Keith Taylor had a cool car. Even though I knew my bff had a crush on him, I said yes when he asked me out. (She forgave me.) His brother had a better car -- a Mustang Fastback and we made out in that too. Later my grandfather had a few belts, took a neighborhood kid's bicycle and rammed it into the car. Lesson: God is always watching.

In my memory, Jan always had a different car/truck every six months. They broke down and we didn't care. We didn't have cell phones. It was a friggin' adventure. We also had a few car episodes (oops, didn't see that garage door!)

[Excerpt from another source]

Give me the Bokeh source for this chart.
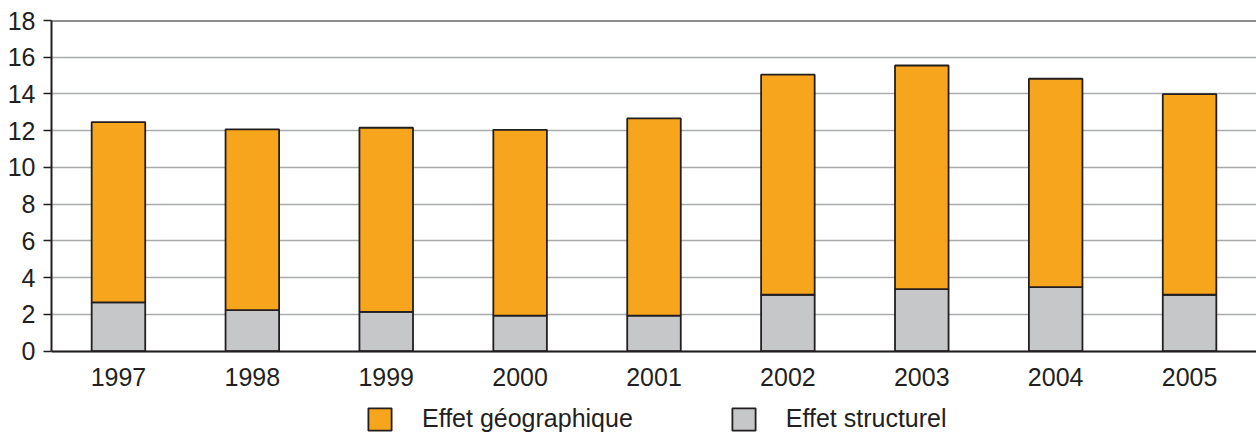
from bokeh.plotting import figure
from bokeh.models import FactorRange, Range1d, Span, Legend, LegendItem, ColumnDataSource
from bokeh.embed import file_html
from bokeh.resources import INLINE

years = ["1997", "1998", "1999", "2000", "2001", "2002", "2003", "2004", "2005"]
effet_structurel = [2.65, 2.23, 2.14, 1.93, 1.93, 3.07, 3.38, 3.48, 3.07]
effet_geographique = [9.82, 9.84, 10.02, 10.12, 10.74, 11.98, 12.17, 11.35, 10.92]
y_ticks = [0, 2, 4, 6, 8, 10, 12, 14, 16, 18]

ORANGE = "#f6a51d"
GREY = "#c6c7c9"
INK = "#231f20"
FONT = "Liberation Sans"
FONT_SIZE = "25px"

source = ColumnDataSource(dict(
    years=years,
    structurel=effet_structurel,
    geographique=effet_geographique,
))

# the plot area runs to the bottom of the page; the space under zero holds
# the year labels and the legend
p = figure(
    x_range=FactorRange(factors=years, range_padding=0),
    y_range=Range1d(-4.43, 18),
    width=1256, height=432,
    output_backend="svg", toolbar_location=None,
    min_border_left=51, min_border_right=0,
    min_border_top=20, min_border_bottom=0,
)
p.outline_line_color = None
p.background_fill_color = "white"

renderers = p.vbar_stack(
    ["structurel", "geographique"], x="years", width=0.4, source=source,
    fill_color=[GREY, ORANGE], line_color=INK, line_width=1.8,
)

# dark frame line along the top of the plot area
p.add_layout(Span(location=18, dimension="width", line_color=INK, line_width=2))

p.xgrid.grid_line_color = None
p.ygrid.grid_line_color = "#a9aaad"
p.ygrid.grid_line_width = 1.6
p.ygrid.ticker = y_ticks

p.yaxis.ticker = y_ticks
p.yaxis.bounds = (0, 18)
p.yaxis.axis_line_color = INK
p.yaxis.axis_line_width = 2
p.yaxis.major_tick_line_color = INK
p.yaxis.major_tick_line_width = 1.6
p.yaxis.major_tick_out = 8
p.yaxis.major_tick_in = 0
p.yaxis.minor_tick_line_color = None
p.yaxis.major_label_standoff = 8

p.xaxis.fixed_location = 0
p.xaxis.axis_line_color = INK
p.xaxis.axis_line_width = 2
p.xaxis.major_tick_line_color = None
p.xaxis.minor_tick_line_color = None
p.xaxis.major_label_standoff = 11

for ax in (p.xaxis, p.yaxis):
    ax.major_label_text_font = FONT
    ax.major_label_text_font_size = FONT_SIZE
    ax.major_label_text_color = INK

legend = Legend(
    items=[
        LegendItem(label="Effet géographique", renderers=[renderers[1]]),
        LegendItem(label="Effet structurel", renderers=[renderers[0]]),
    ],
    orientation="horizontal",
    location=(314, -1),
    glyph_width=29, glyph_height=28,
    label_standoff=28, spacing=96,
    padding=0, margin=0,
    label_text_font=FONT, label_text_font_size=FONT_SIZE, label_text_color=INK,
    border_line_color=None, background_fill_alpha=0,
)
p.add_layout(legend, "center")

open("out.html", "w").write(file_html(p, INLINE))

My most-of-the-time boyfriend in high school (and all-through-college guy) used to take me out in his parent's Honda. Hmmm. Maybe that's why I still lean toward Japanese cars.

Yes, thanks to Facebook, I'm using names now.

Sunday, April 4, 2010

"Sort of'' Christians

Today is Easter Sunday and my little church was filled. It was a beautiful service, abundant with a baptism, children in their Easter finery, welcoming new members and communion. Our minister delivered a great sermon -- touching, funny and heartfelt. For a small church, we had lots of activities to recognize this magnificent day.

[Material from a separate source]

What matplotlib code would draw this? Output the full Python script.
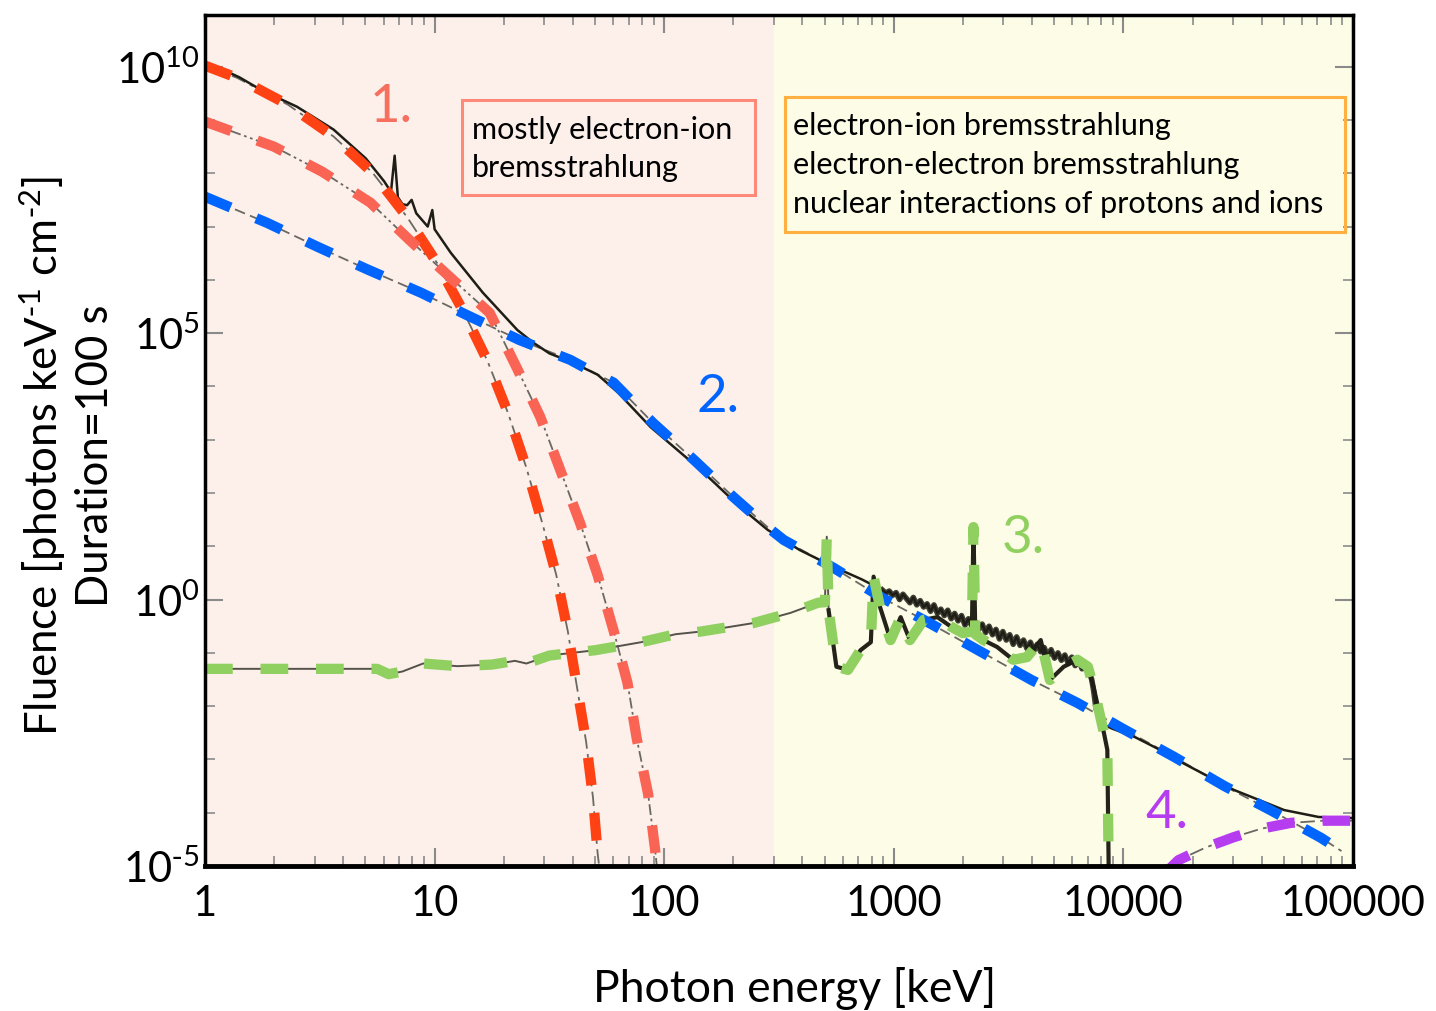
import numpy as np
import matplotlib.pyplot as plt
from matplotlib.patches import Rectangle
from matplotlib.ticker import FixedLocator, NullFormatter

plt.rcParams['font.family'] = ['Lato', 'DejaVu Sans']
plt.rcParams['mathtext.default'] = 'regular'

# spectra: log10(E / keV) and log10(fluence)
total_lgE = [0.00, 0.05, 0.15, 0.25, 0.40, 0.56, 0.70, 0.78, 0.81, 0.826, 0.84, 0.86, 0.88, 0.90,
             0.92, 0.97, 0.99, 1.00, 1.07, 1.21, 1.36, 1.43, 1.50, 1.60, 1.71, 1.80, 1.94, 2.16,
             2.33, 2.45, 2.59, 2.74, 2.86,
             2.950, 2.965, 2.980, 2.995, 3.010, 3.025, 3.040, 3.055, 3.070, 3.085, 3.100, 3.115,
             3.130, 3.145, 3.160, 3.175, 3.190, 3.205, 3.220, 3.235, 3.250, 3.265, 3.280, 3.295,
             3.310, 3.325, 3.340, 3.355, 3.370, 3.385, 3.400, 3.415, 3.430, 3.445, 3.460, 3.475,
             3.490, 3.505, 3.520, 3.535, 3.550, 3.565, 3.580, 3.595, 3.610, 3.625, 3.640, 3.655,
             3.670, 3.685, 3.700, 3.715, 3.730, 3.745, 3.760, 3.775, 3.790, 3.805, 3.820, 3.835,
             3.850, 3.862, 3.870, 3.880,
             3.90, 3.95, 4.00, 4.05, 4.15, 4.26, 4.48, 4.70, 4.85, 5.00]
total_lgF = [10.02, 10.00, 9.80, 9.55, 9.25, 8.82, 8.28, 7.85, 7.65, 8.33, 7.55, 7.42, 7.40, 7.50,
             7.25, 7.00, 7.31, 6.95, 6.51, 5.76, 5.06, 4.82, 4.62, 4.45, 4.22, 3.88, 3.24, 2.43,
             1.74, 1.31, 0.93, 0.61, 0.38,
             0.18, 0.12, 0.16, 0.08, 0.13, 0.00, 0.10, 0.02, -0.06, 0.04, -0.10, -0.02,
             -0.14, -0.08, -0.22, -0.10, -0.26, -0.18, -0.30, -0.20, -0.36, -0.26, -0.40, -0.30,
             -0.48, -0.36, -0.50, -0.42, -0.56, -0.46, -0.62, -0.50, -0.66, -0.56, -0.74, -0.60,
             -0.76, -0.66, -0.84, -0.70, -0.86, -0.76, -0.92, -0.80, -0.96, -0.84, -0.98, -0.90,
             -1.06, -0.94, -1.10, -1.00, -1.14, -1.04, -1.20, -1.08, -1.24, -1.12, -1.30, -1.20,
             -1.34, -1.50, -1.70, -2.02,
             -2.32, -2.42, -2.50, -2.58, -2.80, -3.07, -3.57, -3.95, -4.08, -4.10]

# 1. electron-ion bremsstrahlung (two fits)
red_lgE = [0.00, 0.14, 0.36, 0.56, 0.73, 0.88, 1.01, 1.125, 1.23, 1.32, 1.40, 1.47, 1.53, 1.58,
           1.62, 1.66, 1.69, 1.71, 1.73]
red_lgF = [10.02, 9.79, 9.29, 8.69, 8.01, 7.18, 6.32, 5.41, 4.48, 3.50, 2.47, 1.42, 0.46, -0.59,
           -1.64, -2.67, -3.72, -4.76, -5.50]
salmon_lgE = [0.00, 0.30, 0.51, 0.72, 0.89, 1.08, 1.24, 1.36, 1.46, 1.55, 1.635, 1.71, 1.78, 1.84,
              1.88, 1.93, 1.96, 1.98]
salmon_lgF = [8.97, 8.50, 8.03, 7.45, 6.75, 6.00, 5.38, 4.33, 3.43, 2.40, 1.42, 0.46, -0.59, -1.56,
              -2.60, -3.65, -4.68, -5.50]

# 2. electron-electron bremsstrahlung
blue_lgE = [0.00, 0.27, 0.49, 0.71, 0.94, 1.14, 1.37, 1.59, 1.71, 1.78, 1.95, 2.13, 2.30, 2.45,
            2.52, 2.74, 2.95, 3.13, 3.60, 3.80, 4.00, 4.22, 4.44, 4.64, 4.86, 4.95]
blue_lgF = [7.56, 7.07, 6.62, 6.19, 5.76, 5.34, 4.87, 4.50, 4.22, 4.07, 3.32, 2.62, 1.93, 1.36,
            1.12, 0.59, 0.03, -0.38, -1.51, -1.94, -2.43, -2.95, -3.50, -3.95, -4.47, -4.72]

# 3. nuclear interactions (continuum + lines)
green_lgE = [0.00, 0.40, 0.75, 0.80, 0.86, 0.95, 1.10, 1.25, 1.35, 1.40, 1.50, 1.70, 1.90, 2.05,
             2.16, 2.39, 2.55, 2.67, 2.70, 2.708, 2.716, 2.75, 2.80, 2.855, 2.90, 2.912, 2.94, 2.986,
             3.03, 3.07, 3.13, 3.19, 3.25, 3.30, 3.340, 3.347, 3.355, 3.39, 3.45, 3.52, 3.58, 3.64,
             3.68, 3.74, 3.80, 3.845, 3.87, 3.915, 3.93, 3.937]
green_lgF = [-1.30, -1.30, -1.30, -1.40, -1.35, -1.20, -1.25, -1.22, -1.15, -1.20, -1.05, -0.95, -0.80, -0.65,
             -0.60, -0.44, -0.25, -0.06, -0.05, 1.18, -0.20, -1.26, -1.32, -0.95, -0.80, 0.43, -0.14, -0.76,
             -0.33, -0.76, -0.38, -0.33, -0.51, -0.63, -0.60, 1.36, -0.65, -0.76, -0.89, -1.13, -1.08, -0.76,
             -1.51, -1.26, -1.13, -1.26, -1.64, -2.50, -2.82, -5.50]

# 4. pion decay
purple_lgE = [4.19, 4.24, 4.36, 4.48, 4.60, 4.73, 4.87, 5.00]
purple_lgF = [-5.10, -4.89, -4.65, -4.46, -4.30, -4.19, -4.15, -4.15]

x_ticks = [1, 10, 100, 1000, 10000, 100000]
x_ticklabels = ['1', '10', '100', '1000', '10000', '100000']
y_ticks = [1e-5, 1e0, 1e5, 1e10]
y_ticklabels = [r'$10^{\text{-}5}$', '$10^{0}$', '$10^{5}$', '$10^{10}$']


def pts(lge, lgf):
    return 10 ** np.array(lge), 10 ** np.array(lgf)


fig = plt.figure(figsize=(14.36, 10.11), dpi=100)
ax = fig.add_axes([205 / 1436, 145 / 1011, 1148 / 1436, 851 / 1011])
ax.set_xscale('log')
ax.set_yscale('log')
ax.set_xlim(1, 1e5)
ax.set_ylim(1e-5, 10 ** 10.97)

# shaded energy ranges
ax.axvspan(1, 300, color='#fdf0eb', zorder=0, lw=0)
ax.axvspan(300, 1e5, color='#fdfce6', zorder=0, lw=0)

# thin curves underneath the coloured fits
grey = '#6a6862'
ax.plot(*pts(red_lgE, red_lgF), color=grey, lw=1.3, ls=(0, (8, 3, 2, 3)), zorder=2)
ax.plot(*pts(salmon_lgE, salmon_lgF), color=grey, lw=1.3, ls=(0, (6, 2, 1.5, 2, 1.5, 2)), zorder=2)
ax.plot(*pts(blue_lgE, blue_lgF), color=grey, lw=1.3, ls=(0, (6, 3)), zorder=2)
ax.plot(*pts(purple_lgE, purple_lgF), color=grey, lw=1.3, ls=(0, (8, 3, 2, 3)), zorder=2)
gE, gF = pts(green_lgE, green_lgF)
ax.plot(gE, gF, color='#55524a', lw=1.4, zorder=2)
nuc = np.array(green_lgE) >= 2.716
ax.plot(gE[nuc], gF[nuc], color='#24231a', lw=3.0, zorder=2)

# total spectrum, drawn heavier where it is noisy
tE, tF = pts(total_lgE, total_lgF)
ax.plot(tE, tF, color='#1e1e16', lw=1.8, zorder=3)
noisy = (np.array(total_lgE) >= 2.95) & (np.array(total_lgE) <= 3.88)
ax.plot(tE[noisy], tF[noisy], color='#1e1e16', lw=4, alpha=0.85, zorder=3)

# coloured dashed fits
dash = (0, (2.7, 2.7))
lw = 7.4
ax.plot(*pts(red_lgE, red_lgF), color='#ff4214', lw=lw, ls=dash, zorder=4)
ax.plot(*pts(salmon_lgE, salmon_lgF), color='#fa6455', lw=lw, ls=dash, zorder=4)
ax.plot(*pts(blue_lgE, blue_lgF), color='#0064ff', lw=lw, ls=dash, zorder=5)
ax.plot(gE, gF, color='#90d060', lw=lw, ls=dash, zorder=6)
ax.plot(*pts(purple_lgE, purple_lgF), color='#b63cf0', lw=lw, ls=dash, zorder=4)

# component numbers
ax.text(6.47, 9.3e8, '1.', color='#f7705f', fontsize=38, ha='center', va='baseline', zorder=7)
ax.text(172, 3.3e3, '2.', color='#0064ff', fontsize=38, ha='center', va='baseline', zorder=7)
ax.text(3680, 7.5, '3.', color='#8fd05e', fontsize=38, ha='center', va='baseline', zorder=7)
ax.text(15460, 5.2e-5, '4.', color='#b63cf0', fontsize=38, ha='center', va='baseline', zorder=7)

# process boxes
box_fs = 22
ax.add_patch(Rectangle((0.224, 0.788), 0.255, 0.112, transform=ax.transAxes, fill=False,
                       ec='#ff8a7a', lw=2.2, zorder=7))
ax.text(0.2326, 0.8649, 'mostly electron-ion', transform=ax.transAxes, fontsize=box_fs,
        ha='left', va='center', zorder=7)
ax.text(0.2326, 0.8202, 'bremsstrahlung', transform=ax.transAxes, fontsize=box_fs,
        ha='left', va='center', zorder=7)
ax.add_patch(Rectangle((0.505, 0.745), 0.488, 0.159, transform=ax.transAxes, fill=False,
                       ec='#ffb040', lw=2.2, zorder=7))
for txt, yy in [('electron-ion bremsstrahlung', 0.8696),
                ('electron-electron bremsstrahlung', 0.8237),
                ('nuclear interactions of protons and ions', 0.7779)]:
    ax.text(0.5122, yy, txt, transform=ax.transAxes, fontsize=box_fs, ha='left', va='center', zorder=7)

# axes and ticks
ax.xaxis.set_major_locator(FixedLocator(x_ticks))
ax.set_xticklabels(x_ticklabels)
ax.xaxis.set_minor_locator(FixedLocator([m * 10 ** k for k in range(5) for m in range(2, 10)]))
ax.xaxis.set_minor_formatter(NullFormatter())
ax.yaxis.set_major_locator(FixedLocator(y_ticks))
ax.set_yticklabels(y_ticklabels)
ax.yaxis.set_minor_locator(FixedLocator([10.0 ** k for k in range(-5, 11) if k % 5]))
ax.yaxis.set_minor_formatter(NullFormatter())

ax.tick_params(which='both', direction='in', top=True, right=True, color='#8a8a8a')
ax.tick_params(which='major', length=13, width=1.5, labelsize=30)
ax.tick_params(which='minor', length=7, width=1.2)
ax.tick_params(axis='x', which='major', pad=14)
ax.tick_params(axis='y', which='major', pad=4)

for s in ax.spines.values():
    s.set_linewidth(2.5)
    s.set_color('black')
    s.set_zorder(8)
ax.spines['bottom'].set_linewidth(3.5)

fig.text(795 / 1436, 1 - 988 / 1011, 'Photon energy [keV]', fontsize=32, ha='center', va='center')
fig.text(67 / 1436, 1 - 456 / 1011,
         'Fluence [photons keV$^{\\text{-}1}$ cm$^{\\text{-}2}$]\nDuration=100 s',
         fontsize=31.5, rotation=90, ha='center', va='center', ma='center', linespacing=1.22)

fig.savefig('out.png', dpi=100)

During Sunday school, we got into a discussion about the people who only show up twice a year. Ooops! It's Christmas Eve. Ooops! It's Easter. Better suck it up and go to church! As it happens, we are studying Romans and the whole not passing judgement thing.

I pass judgement all the time. Bad hair, bad outfit, I can't believe your kid did that -- you name it. Even if I don't say it out loud, it is screaming in my head.

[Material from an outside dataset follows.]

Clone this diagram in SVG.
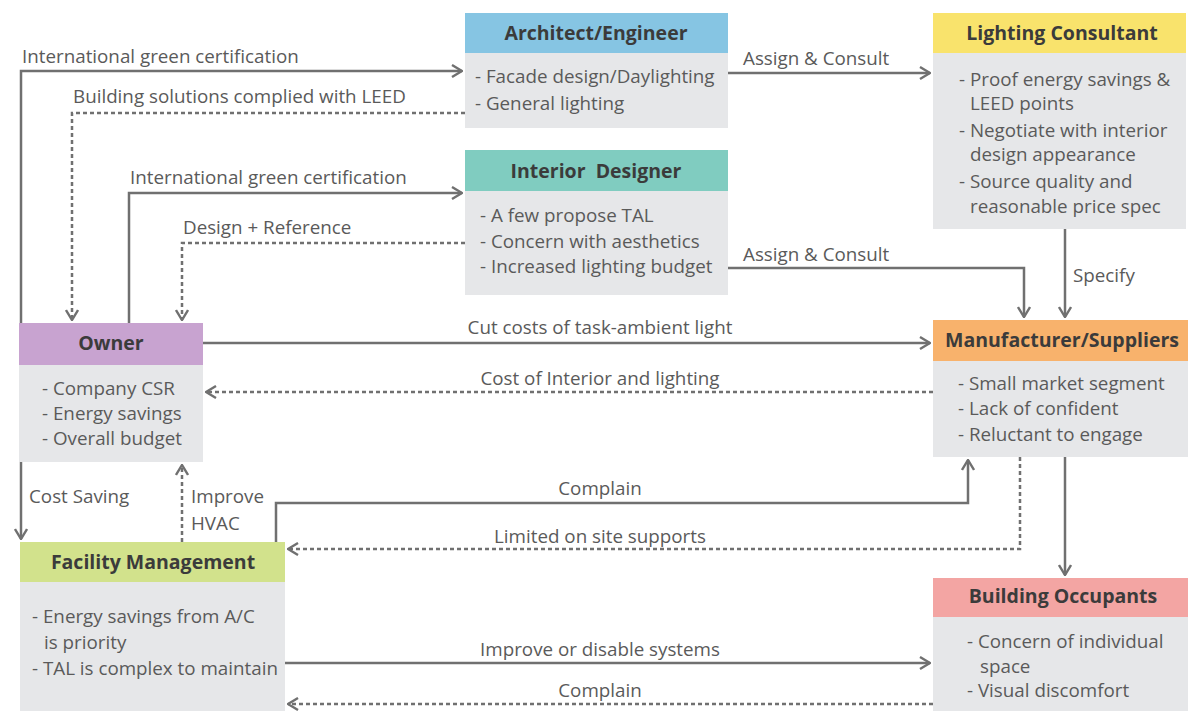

There are people who say us church goers are a bunch of hypocrites. Yes, we probably are. And I do love the sentiment that church is not a temple for saints but a hospital for sinners.

Lots of people love to tell you that they can worship anywhere -- the fishing hole, the golf course, wherever. Of course they can. But, do they?

I don't go to church because it's the only place I can worship. I go to church to be with my fellow worshippers and take the time to reflect on this magical/sometimes horrible/astonishing life. I go to church because I have learned at this age, I need it. And someone misses me when I am not there.

I have no judgement about the Christmas Eve and Easter Christians. I just hope the seed is planted that makes them want to come back more often.

Friday, April 2, 2010

Ponderings

Wish I could take credit for this but it was passed along to me. It's worth sharing.

POINTS TO PONDER

1. Part of a best friend's job should be to immediately clear your computer history if you die.

2. Nothing sucks more than that moment during an argument when you realize you're wrong.

3. I totally take back all those times when I didn't want to nap when I was younger.

4. There is a great need for a sarcasm font.

5. How the hell are you supposed to fold a fitted sheet?

6. Was learning cursive really necessary?

7. MapQuest really needs to start their directions at #5. I'm pretty sure I know how to get out of my neighborhood.

8. Obituaries would be a lot more interesting if they told you how the person died.

9. I can't remember the last time I wasn't at least kind of tired.

10. Bad decisions make good stories.

11. You never know when it will strike, but there comes a moment at work when you know that you aren't going to do anything productive for the rest of the day.

12. Can we all just agree to ignore whatever comes after BlueRay? I don't want to restart my collection...again.

13. I'm always slightly terrified when I exit out of WORD and it asks me if I want to save any changes to my ten-page research paper that I swear I did not make any changes to.

14. "Do not machine wash or tumble dry" means I will never wash this -- ever.

15. I hate when i just miss a call by the last ring (Hello? Hello? Damn it!) but when I immediately call back, it rings nine times and goes to voicemail. What did you do after I didn't answer? Drop the phone and run away?

16. I hate leaving the house confident and looking good and then not seeing anyone of importance the entire day. What a waste.

17. I think the freezer deserves a light as well.

18. I disagree with Kay Jewelers. I would bet on any given Friday or Saturday night more kisses begin with Miller Lite than Kay.

Kudos to the anonymous author of this.